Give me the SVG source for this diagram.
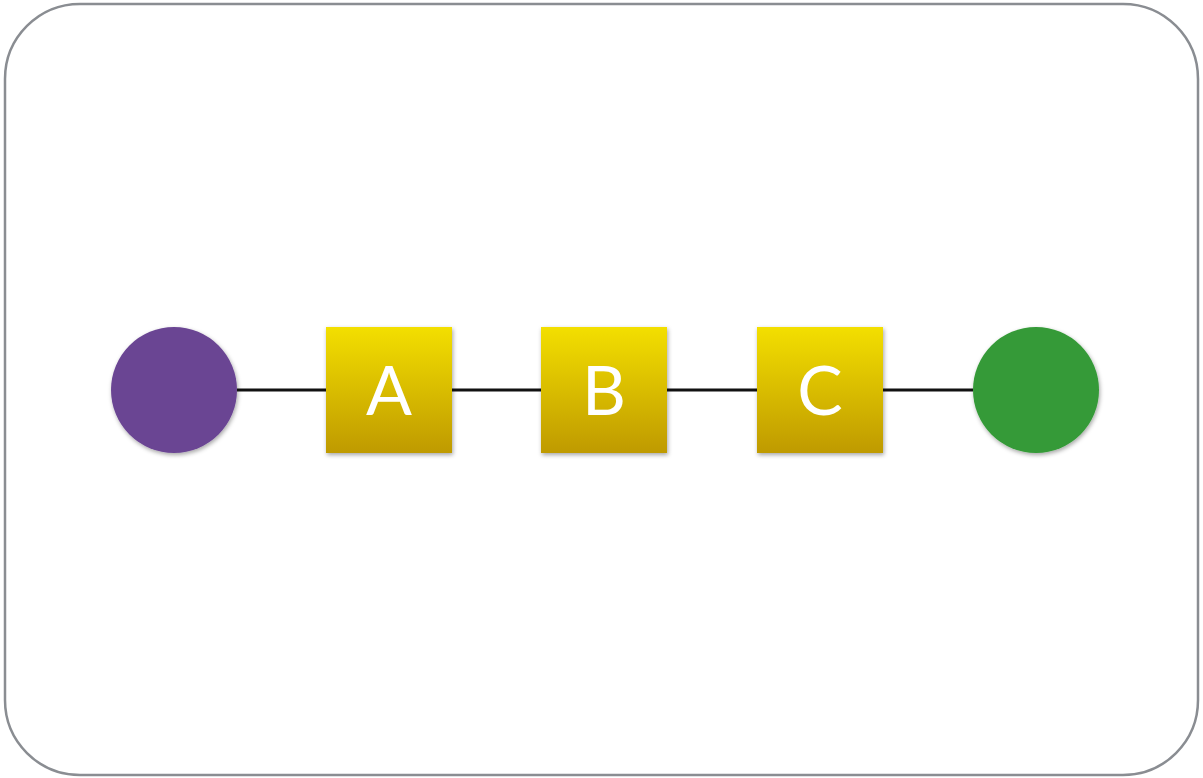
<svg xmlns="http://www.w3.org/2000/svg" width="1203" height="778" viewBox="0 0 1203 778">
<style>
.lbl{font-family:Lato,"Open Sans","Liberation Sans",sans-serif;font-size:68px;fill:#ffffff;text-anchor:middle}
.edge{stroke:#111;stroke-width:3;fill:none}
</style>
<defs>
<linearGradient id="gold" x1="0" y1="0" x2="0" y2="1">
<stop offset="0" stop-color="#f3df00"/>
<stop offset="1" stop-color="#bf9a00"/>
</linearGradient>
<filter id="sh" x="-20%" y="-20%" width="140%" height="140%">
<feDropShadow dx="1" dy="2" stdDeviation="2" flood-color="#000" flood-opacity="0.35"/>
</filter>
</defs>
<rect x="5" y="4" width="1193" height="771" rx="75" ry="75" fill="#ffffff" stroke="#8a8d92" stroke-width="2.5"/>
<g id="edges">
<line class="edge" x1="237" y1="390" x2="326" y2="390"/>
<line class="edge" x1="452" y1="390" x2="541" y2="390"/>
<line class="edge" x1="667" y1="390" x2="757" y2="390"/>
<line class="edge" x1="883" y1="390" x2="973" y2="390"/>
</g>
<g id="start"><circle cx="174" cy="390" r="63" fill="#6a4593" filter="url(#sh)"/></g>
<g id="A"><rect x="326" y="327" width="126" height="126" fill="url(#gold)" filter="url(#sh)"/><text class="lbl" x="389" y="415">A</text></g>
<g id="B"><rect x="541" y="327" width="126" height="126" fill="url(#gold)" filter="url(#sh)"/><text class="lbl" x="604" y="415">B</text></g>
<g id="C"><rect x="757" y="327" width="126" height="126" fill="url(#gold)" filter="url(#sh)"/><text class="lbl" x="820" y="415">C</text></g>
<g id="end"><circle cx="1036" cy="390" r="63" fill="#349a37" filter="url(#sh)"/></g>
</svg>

§

= Problem to solve =
Every line is to be duplicated exactly, though pictures stay out.

= Completed exercise =
Give me the SVG source for this diagram.
<svg xmlns="http://www.w3.org/2000/svg" width="1203" height="778" viewBox="0 0 1203 778">
<style>
.lbl{font-family:Lato,"Open Sans","Liberation Sans",sans-serif;font-size:68px;fill:#ffffff;text-anchor:middle}
.edge{stroke:#111;stroke-width:3;fill:none}
</style>
<defs>
<linearGradient id="gold" x1="0" y1="0" x2="0" y2="1">
<stop offset="0" stop-color="#f3df00"/>
<stop offset="1" stop-color="#bf9a00"/>
</linearGradient>
<filter id="sh" x="-20%" y="-20%" width="140%" height="140%">
<feDropShadow dx="1" dy="2" stdDeviation="2" flood-color="#000" flood-opacity="0.35"/>
</filter>
</defs>
<rect x="5" y="4" width="1193" height="771" rx="75" ry="75" fill="#ffffff" stroke="#8a8d92" stroke-width="2.5"/>
<g id="edges">
<line class="edge" x1="237" y1="390" x2="326" y2="390"/>
<line class="edge" x1="452" y1="390" x2="541" y2="390"/>
<line class="edge" x1="667" y1="390" x2="757" y2="390"/>
<line class="edge" x1="883" y1="390" x2="973" y2="390"/>
</g>
<g id="start"><circle cx="174" cy="390" r="63" fill="#6a4593" filter="url(#sh)"/></g>
<g id="A"><rect x="326" y="327" width="126" height="126" fill="url(#gold)" filter="url(#sh)"/><text class="lbl" x="389" y="415">A</text></g>
<g id="B"><rect x="541" y="327" width="126" height="126" fill="url(#gold)" filter="url(#sh)"/><text class="lbl" x="604" y="415">B</text></g>
<g id="C"><rect x="757" y="327" width="126" height="126" fill="url(#gold)" filter="url(#sh)"/><text class="lbl" x="820" y="415">C</text></g>
<g id="end"><circle cx="1036" cy="390" r="63" fill="#349a37" filter="url(#sh)"/></g>
</svg>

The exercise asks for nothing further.